İlk derece mahkemesi, kadının zina sebebine dayalı davası olmadığı ve zina sebebiyle karar verilmesine ilişkin ıslah dilekçesinin sözlü yargılama aşamasında verildiği, kadının münhasıran evlilik birliğinin sarsılması (TMK m. 166/1) sebebine dayalı boşanma davası açtığı gerekçesiyle kadının davasının TMK m. 166/1 uyarınca kabulüne hükmetmiştir. Hukuk Muhakemeleri Kanunu’nun “Tahkikatın sona ermesi” başlıklı 184. maddesinde hâkimin tarafların iddia ve savunmalarıyla toplanan delilleri inceledikten sonra, duruşmada hazır bulunan taraflara tahkikatın tümü hakkında açıklama yapabilmeleri için söz vereceğini ve tarafların tahkikatın tümü hakkındaki açıklamalarından sonra, tahkikatı gerektiren bir husus kalmadığını görürse, tahkikatın bittiğini taraflara tefhim edeceğini düzenlemiştir. 18.02.2021 tarihli celsede davalı-karşı davacı kadın vekilinin süre verilmesi isteminde bulunarak tahkikatın tümü hakkında açıklama yapmadığı, mahkemece davalı-karşı davacı kadın vekilinin süre istemi konusunda olumlu olumsuz bir karar vermeden tahkikat aşaması sonlandırılarak sözlü yargılama aşamasına geçildiği ve sözlü yargılama ve hüküm için duruşma günü verilmesine karar verildiği görülmektedir. Bu durumda, davalı-karşı davacı kadın vekilinin henüz tahkikatın tümü hakkında hakkında açıklama yapmadığı nazara alındığında tahkikat aşamasının bittiğinden söz etmek mümkün değildir. O halde davalı-karşı davacı kadın vekilinin 01.03.2021 tarihli ıslah dilekçesinin süresinde olduğunun kabulü gerekir.

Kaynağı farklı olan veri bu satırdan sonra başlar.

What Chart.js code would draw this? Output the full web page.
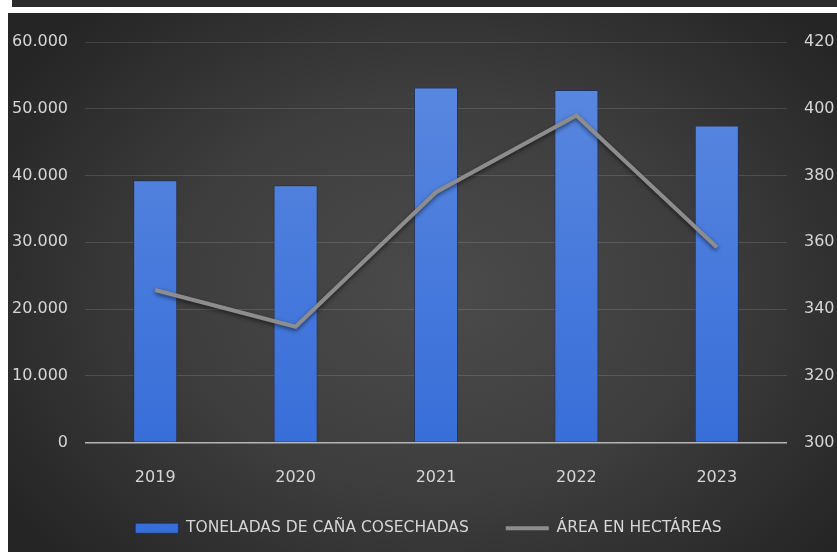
<!DOCTYPE html>
<html>
<head>
<meta charset="utf-8">
<script src="https://cdn.jsdelivr.net/npm/chart.js@4/dist/chart.umd.min.js"></script>
<style>
  body { margin: 0; background: #fff; width: 837px; height: 552px; overflow: hidden; position: relative; }
  #strip { position: absolute; left: 12px; top: 0; width: 825px; height: 7px; background: #2b2b2b; }
  #wrap {
    position: absolute; left: 8px; top: 13px; width: 829px; height: 539px;
    background: radial-gradient(ellipse 62% 72% at 52% 52%, #4b4b4b 0%, #3e3e3e 50%, #252525 100%);
  }
</style>
</head>
<body>
<div id="strip"></div>
<div id="wrap"><canvas id="chart" width="829" height="539"></canvas></div>
<script>
const years = ['2019', '2020', '2021', '2022', '2023'];
const toneladas = [39300, 38550, 53200, 52800, 47500];
const hectareas = [345.7, 334.7, 375, 398, 358.5];
const labelToneladas = 'TONELADAS DE CAÑA COSECHADAS';
const labelArea = 'ÁREA EN HECTÁREAS';

const font = 'DejaVu Sans';
const txt = '#d6d6d6';

// sombra suave bajo la línea
const lineShadow = {
  id: 'lineShadow',
  beforeDatasetDraw(chart, args) {
    if (args.meta.type !== 'line') return;
    const ctx = chart.ctx;
    ctx.save();
    ctx.shadowColor = 'rgba(0,0,0,0.55)';
    ctx.shadowBlur = 4;
    ctx.shadowOffsetY = 2;
  },
  afterDatasetDraw(chart, args) {
    if (args.meta.type !== 'line') return;
    chart.ctx.restore();
  }
};

// correr la leyenda un poco (arriba y a la izquierda del centro)
const legendShift = {
  id: 'legendShift',
  afterLayout(chart) {
    chart.legend.top -= 5;
    chart.legend.left += 12;
  }
};

function barFill(c) {
  const area = c.chart.chartArea;
  if (!area) return '#4a7de0';
  const g = c.chart.ctx.createLinearGradient(0, area.top, 0, area.bottom);
  g.addColorStop(0, '#5c8ae0');
  g.addColorStop(1, '#386ed9');
  return g;
}

new Chart(document.getElementById('chart'), {
  type: 'bar',
  data: {
    labels: years,
    datasets: [
      {
        label: labelToneladas, data: toneladas, yAxisID: 'y', order: 1,
        backgroundColor: barFill, borderColor: 'rgba(25,45,95,0.7)', borderWidth: 1,
        categoryPercentage: 1, barPercentage: 0.314, pointStyle: 'rect'
      },
      {
        type: 'line', label: labelArea, data: hectareas, yAxisID: 'y1', order: 0,
        borderColor: '#8d8d8d', backgroundColor: '#8d8d8d', borderWidth: 4,
        pointRadius: 0, tension: 0, pointStyle: 'line'
      }
    ]
  },
  options: {
    responsive: false, animation: false,
    layout: { padding: { left: 0, top: 29, right: 0, bottom: 1 } },
    plugins: {
      tooltip: { enabled: false },
      legend: {
        position: 'bottom',
        labels: {
          usePointStyle: true, pointStyleWidth: 43, boxHeight: 10, padding: 37,
          color: txt, font: { family: font, size: 15.5 },
          sort: (a, b) => a.datasetIndex - b.datasetIndex
        }
      }
    },
    scales: {
      x: {
        grid: { display: false, drawTicks: false }, border: { display: false },
        ticks: { color: txt, font: { family: font, size: 16 }, padding: 26 },
        afterFit: s => { s.height = 46; }
      },
      y: {
        position: 'left', min: 0, max: 60000,
        border: { display: false },
        grid: {
          drawTicks: false,
          color: c => c.tick.value === 0 ? '#b5b5b5' : 'rgba(255,255,255,0.13)',
          lineWidth: c => c.tick.value === 0 ? 1.6 : 1
        },
        ticks: {
          stepSize: 10000, padding: 17, color: txt, font: { family: font, size: 16 },
          callback: v => v.toLocaleString('de-DE')
        },
        afterFit: s => { s.width = 77; }
      },
      y1: {
        position: 'right', min: 300, max: 420,
        border: { display: false },
        grid: { drawOnChartArea: false, drawTicks: false },
        ticks: { stepSize: 20, padding: 17, color: txt, font: { family: font, size: 16 } },
        afterFit: s => { s.width = 50; }
      }
    }
  },
  plugins: [lineShadow, legendShift]
});
</script>
</body>
</html>
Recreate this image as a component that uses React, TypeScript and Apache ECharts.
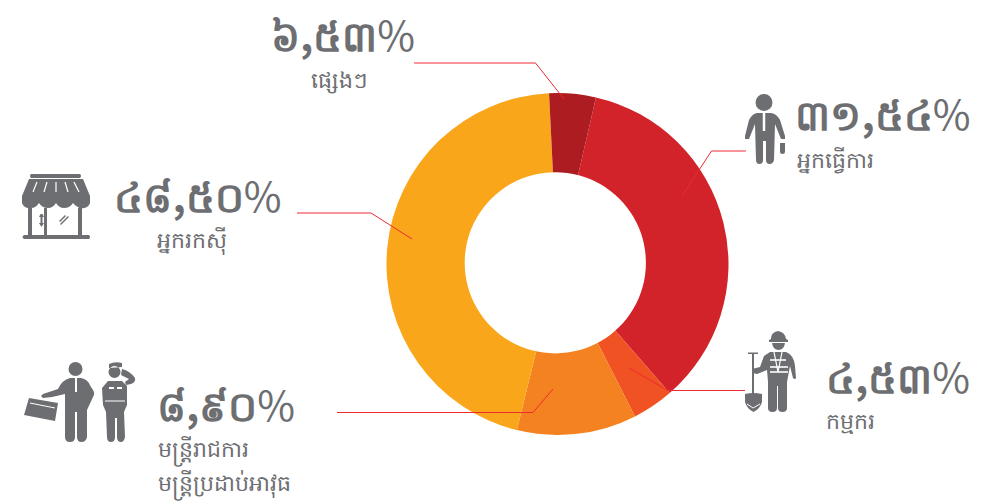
import React, { useEffect, useRef } from "react";
import * as echarts from "echarts";

const categories = ["អ្នកធ្វើការ", "កម្មករ", "មន្ត្រីរាជការ\nមន្ត្រីប្រដាប់អាវុធ", "អ្នករកស៊ី", "ផ្សេងៗ"];
const percentDigits = ["៣១,៥៤", "៤,៥៣", "៨,៩០", "៤៨,៥០", "៦,៥៣"];
// slice sizes as drawn in the picture (they differ from the printed labels)
const sliceValues = [35.0, 3.9, 11.3, 45.4, 4.4];
const sliceColors = ["#d2232a", "#f15223", "#f58220", "#faa61a", "#ad1c20"];

const circle = (cx: number, cy: number, r: number) =>
  `M${cx - r} ${cy}a${r} ${r} 0 1 0 ${2 * r} 0a${r} ${r} 0 1 0 ${-2 * r} 0Z`;

const ICON_GRAY = "#6d6e71";
const paths: Record<string, string> = {
  iconWorkerMan:
    circle(764, 102.5, 8.5) +
    "M757 113L771 113Q777 114 780 120L785 136L785 139L781 139L775 124L774 160Q773 164 769.5 164Q766 164 766 160L766 141L763 141L763 160Q763 164 759.5 164Q756 164 756 160L755 124L749 139L745 139L745 136L749 120Q752 114 757 113Z" +
    "M780 143L785 143L785 152Q785 154 782.5 154Q780 154 780 152Z",
  iconStore:
    "M31 174L80 174Q82 176 80 178L31 178Q29 176 31 174Z" +
    "M29 179L83 179L90 196L90 199L22 199L22 196Z" +
    "M22 199L90 199L90 203Q88 209 81 208Q76 207 73 203Q70 208 64 208Q59 208 56 203Q53 208 48 208Q42 208 39 203Q36 208 31 208Q24 209 22 203Z" +
    "M28 205L32 208L32 235L44 235L44 208L47 208L47 235L78 235L78 208L82 205L82 235L89 235Q91 237 89 239L24 239Q21 237 24 235L28 235Z" +
    "M40.5 214L42.5 214L44 217L42.5 217L42.5 223L44 223L41.5 227L39 223L40.5 223L40.5 217L39 217Z" +
    "M59 221L65 215L66 216L60 222ZM60 224L68 216L69 217L61 225Z",
  iconOfficer:
    circle(75.5, 369, 7) +
    "M70 378L81 378Q88 379 91 387Q96 393 93 397L87 410L87 437Q86 442 81.5 442Q77 442 77 437L77 412L75 412L75 437Q75 442 70 442Q65 442 65 437L65 394L52 397L43 398L41 396L43 394L58 389Q62 380 70 378Z" +
    "M29 398L58 403L55 421L24 415Z",
  iconSoldier:
    "M109 364Q115 361 122 363L122 367L109 368Z" +
    circle(114.5, 372, 6) +
    "M122 369Q130 371 135 378Q136 382 131 384L126 385L125 382L129 379L121 375Z" +
    "M108 381L122 381L127 386L127 405L124 412L125 437Q124 442 121 442Q117 442 117 437L117 418L115 418L115 437Q115 442 111 442Q107 442 107 437L106 412L103 405L102 388Z",
  iconBuilder:
    "M771 339Q771 332 778 331Q785 332 786 339L788 340L788 342L769 342L769 340Z" +
    "M772 343L785 343Q784 350 778.5 350Q773 350 772 343Z" +
    "M770 352L786 352Q794 355 795 366L796 378Q795 380 793 378L790 366L787 382L787 408Q787 412 782.5 412Q778 412 778 408L778 386L777 386L777 408Q777 412 772.5 412Q768 412 768 408L768 382L767 370L757 374L753 373L752 369L760 367L764 356Z" +
    "M752 353L754 353L754 393L752 393ZM748 352.5L758 352.5L758 354L748 354Z" +
    "M745 394Q753 392 762 394L762 402Q760 409 753.5 412Q747 409 745 402Z",
};
Object.keys(paths).forEach((k) => {
  echarts.graphic.registerShape(k, echarts.graphic.extendPath(paths[k], {}));
});

const iconEls = Object.keys(paths).map((k) => ({ type: k, x: 0, y: 0, style: { fill: ICON_GRAY }, z: 10 }));
const whiteLine = (x1: number, y1: number, x2: number, y2: number, w = 1.2) => ({
  type: "line",
  shape: { x1, y1, x2, y2 },
  style: { stroke: "#fff", lineWidth: w },
  z: 11,
});
const iconDetails = [
  whiteLine(764, 113, 764, 131, 2.5),
  whiteLine(37, 182, 33, 192),
  whiteLine(47, 182, 44, 192),
  whiteLine(56, 182, 56, 192),
  whiteLine(65, 182, 68, 192),
  whiteLine(74, 182, 79, 192),
  whiteLine(76, 378, 76, 392, 2),
  whiteLine(30, 403, 55, 408, 1),
  whiteLine(770, 360, 786, 360, 1.6),
  whiteLine(770, 367, 788, 367, 1.6),
  whiteLine(770, 372, 788, 372, 1.6),
  whiteLine(774, 352, 778, 372, 1.2),
  whiteLine(782, 352, 778, 372, 1.2),
  whiteLine(109, 388, 114, 388, 2),
  whiteLine(117, 388, 122, 388, 2),
  whiteLine(105, 401, 125, 401, 1),
  whiteLine(747, 404, 753, 408, 1),
  whiteLine(760, 404, 753, 408, 1),
];

// leader lines
const leaderPoints: number[][][] = [
  [[746, 151], [711.5, 151], [682, 196]],
  [[745, 390.5], [668, 390.5], [629, 368]],
  [[337, 412.5], [533, 412.5], [553, 389]],
  [[297, 213], [371, 213], [412, 239]],
  [[414, 63], [535.5, 63], [564, 99]],
];
const leaderEls = leaderPoints.map((points) => ({
  type: "polyline",
  shape: { points },
  style: { stroke: "#ee2a33", lineWidth: 1, fill: "none" },
  z: 5,
}));

const GRAY = "#6d6e71";
const baseFont = "'Noto Sans CJK SC','DejaVu Sans',sans-serif";
const bigPos: number[][] = [[883, 112], [898, 375], [226, 403], [198, 194], [343, 33]];
const subPos: number[][] = [[797, 158], [826, 419], [158, 464], [157, 238], [339, 78]];
const subAlign = ["left", "left", "left", "left", "center"];

const texts = percentDigits.flatMap((t, i) => [
  {
    type: "text",
    x: bigPos[i][0],
    y: bigPos[i][1],
    z: 12,
    style: {
      text: `{d|${t}}{p|%}`,
      align: "center",
      verticalAlign: "middle",
      rich: {
        d: { fill: GRAY, fontFamily: baseFont, fontSize: 41, fontWeight: "bold", lineHeight: 36 },
        p: { fill: GRAY, fontFamily: baseFont, fontSize: 41, fontWeight: "normal", lineHeight: 36 },
      },
    },
  },
  {
    type: "text",
    x: subPos[i][0],
    y: subPos[i][1],
    z: 12,
    style: {
      text: categories[i],
      fill: GRAY,
      font: `22px ${baseFont}`,
      lineHeight: i === 2 ? 34 : 24,
      align: subAlign[i],
      verticalAlign: "middle",
    },
  },
]);

// the hole of the ring sits slightly off the ring's own centre in the reference
const holeEl = { type: "circle", shape: { cx: 555.3, cy: 262.8, r: 90.6 }, style: { fill: "#fff" }, z: 3 };

export default function App() {
  const ref = useRef<HTMLDivElement>(null);
  useEffect(() => {
    const chart = echarts.init(ref.current!, undefined, { renderer: "svg" });
    chart.setOption({
      animation: false,
      backgroundColor: "#fff",
      series: [
        {
          type: "pie",
          center: [557.5, 264],
          radius: [84, 171],
          startAngle: 77,
          clockwise: true,
          label: { show: false },
          labelLine: { show: false },
          itemStyle: { borderWidth: 0 },
          data: sliceValues.map((value, i) => ({
            name: categories[i],
            value,
            itemStyle: { color: sliceColors[i] },
          })),
        },
      ],
      graphic: { elements: [holeEl, ...leaderEls, ...iconEls, ...iconDetails, ...texts] },
    });
    return () => chart.dispose();
  }, []);
  return <div ref={ref} style={{ position: "absolute", left: 0, top: 0, width: 985, height: 503 }} />;
}
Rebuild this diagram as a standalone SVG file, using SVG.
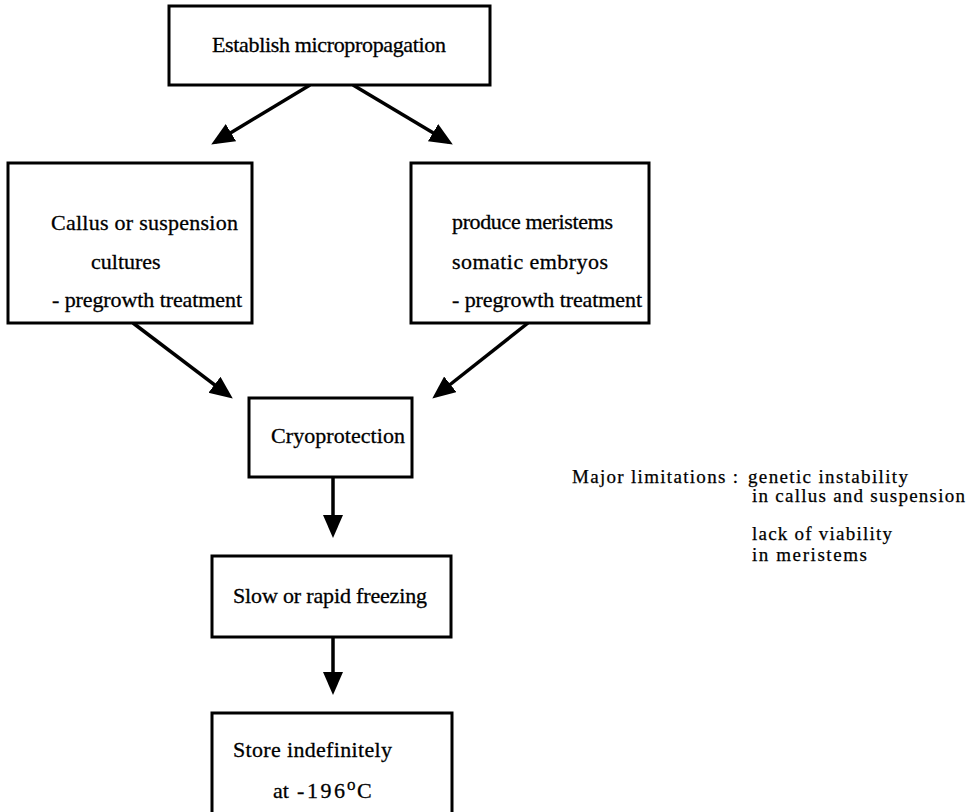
<svg xmlns="http://www.w3.org/2000/svg" width="971" height="812" viewBox="0 0 971 812">
<style>
.box{fill:#fff;stroke:#000;stroke-width:3}
.t{font-family:"Liberation Serif","Times New Roman",serif;font-size:22px;fill:#000;stroke:#000;stroke-width:0.3}
.n{font-family:"Liberation Serif","Times New Roman",serif;font-size:19px;fill:#000;stroke:#000;stroke-width:0.25}
.c{stroke:#000;stroke-width:3.5;fill:none;marker-end:url(#ah)}
</style>
<defs>
<marker id="ah" markerUnits="userSpaceOnUse" markerWidth="24" markerHeight="22" refX="18" refY="10" orient="auto">
<path d="M0,0 L23,10 L0,20 z" fill="#000"/>
</marker>
</defs>
<rect width="971" height="812" fill="#fff"/>
<g id="connectors">
<line class="c" x1="310" y1="85" x2="215.5" y2="141.9"/>
<line class="c" x1="353" y1="85" x2="448.5" y2="141.9"/>
<line class="c" x1="133" y1="323" x2="228.8" y2="395.6"/>
<line class="c" x1="528" y1="323" x2="436.2" y2="395.5"/>
<line class="c" x1="333" y1="478" x2="333" y2="533"/>
<line class="c" x1="333" y1="637" x2="333" y2="690"/>
</g>
<g id="n1">
<rect class="box" x="169" y="6" width="321" height="79"/>
<text class="t" x="212" y="52" textLength="234">Establish  micropropagation</text>
</g>
<g id="n2">
<rect class="box" x="8" y="163" width="244" height="160"/>
<text class="t" x="51" y="230" textLength="187">Callus or suspension</text>
<text class="t" x="91" y="269">cultures</text>
<text class="t" x="52" y="307" textLength="190">- pregrowth treatment</text>
</g>
<g id="n3">
<rect class="box" x="411" y="163" width="238" height="160"/>
<text class="t" x="452" y="229" textLength="161">produce meristems</text>
<text class="t" x="452" y="269" textLength="156">somatic  embryos</text>
<text class="t" x="452" y="307" textLength="190">- pregrowth treatment</text>
</g>
<g id="n4">
<rect class="box" x="249" y="398" width="163" height="79"/>
<text class="t" x="271" y="443" textLength="134">Cryoprotection</text>
</g>
<g id="n5">
<rect class="box" x="212" y="556" width="239" height="81"/>
<text class="t" x="233" y="603" textLength="194">Slow or rapid freezing</text>
</g>
<g id="n6">
<rect class="box" x="212" y="713" width="240" height="110"/>
<text class="t" x="233" y="757" textLength="159">Store  indefinitely</text>
<text class="t" x="273" y="798">at<tspan x="297" textLength="48">-196</tspan><tspan x="347" y="790" font-size="17">o</tspan><tspan x="357" y="798">C</tspan></text>
</g>
<g id="notes">
<text class="n" x="572" y="483" textLength="166">Major limitations :</text>
<text class="n" x="748" y="483" textLength="160">genetic instability</text>
<text class="n" x="752" y="502" textLength="213">in callus and suspension</text>
<text class="n" x="752" y="540" textLength="140">lack of viability</text>
<text class="n" x="752" y="561" textLength="115">in meristems</text>
</g>
</svg>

Gerçekleşen bu durum karşısında davalı-karşı davacı kadının dilekçelerin karşılıklı verilmesi aşamasında usulüne uygun olarak zina sebebiyle boşanma kararı verilmesini de talep ettiği ve akabinde süresinde sunduğu ıslah dilekçesinde terditli olarak zina(TMK m. 161); olmadığı takdirde evlilik birliğinin sarsılması sebeplerine (TMK m. 166/1) dayalı olarak boşanma talep ettiği dikkate alınarak davalı-karşı davacı kadının öncelikle Türk Medeni Kanunu’nun 161. maddesindeki zina sebebine dayalı boşanma talebi hakkında olumlu ya da olumsuz bir hüküm kurulması gerekirken yazılı şekilde hüküm tesis edilmesi doğru olmayıp bozmayı gerektirmiştir.
SONUÇ: Yukarıda gösterilen sebeple temyiz edilen bölge adliye mahkemesi hukuk dairesinin esastan ret kararının KALDIRILMASINA, ilk derece mahkemesi kararının BOZULMASINA, bozma sebebine göre yeniden hüküm kurulması zorunlu hale gelen taraflarca karşılıklı olarak açılan boşanma davalarına ve boşanmanın ferilerine yönelik diğer temyiz itirazlarının şimdilik incelenmesine yer olmadığına, duruşma için takdir olunan 3.050 TL vekâlet ücretinin Mustafa’dan alınarak Ayşe’ye verilmesine, temyiz peşin harcın istek halinde yatırana geri verilmesine, dosyanın ilk derece mahkemesine, karardan bir örneğinin ilgili bölge adliye mahkemesi hukuk dairesine gönderilmesine oy birliğiyle karar verildi. 10.11.2021 (Çrş.)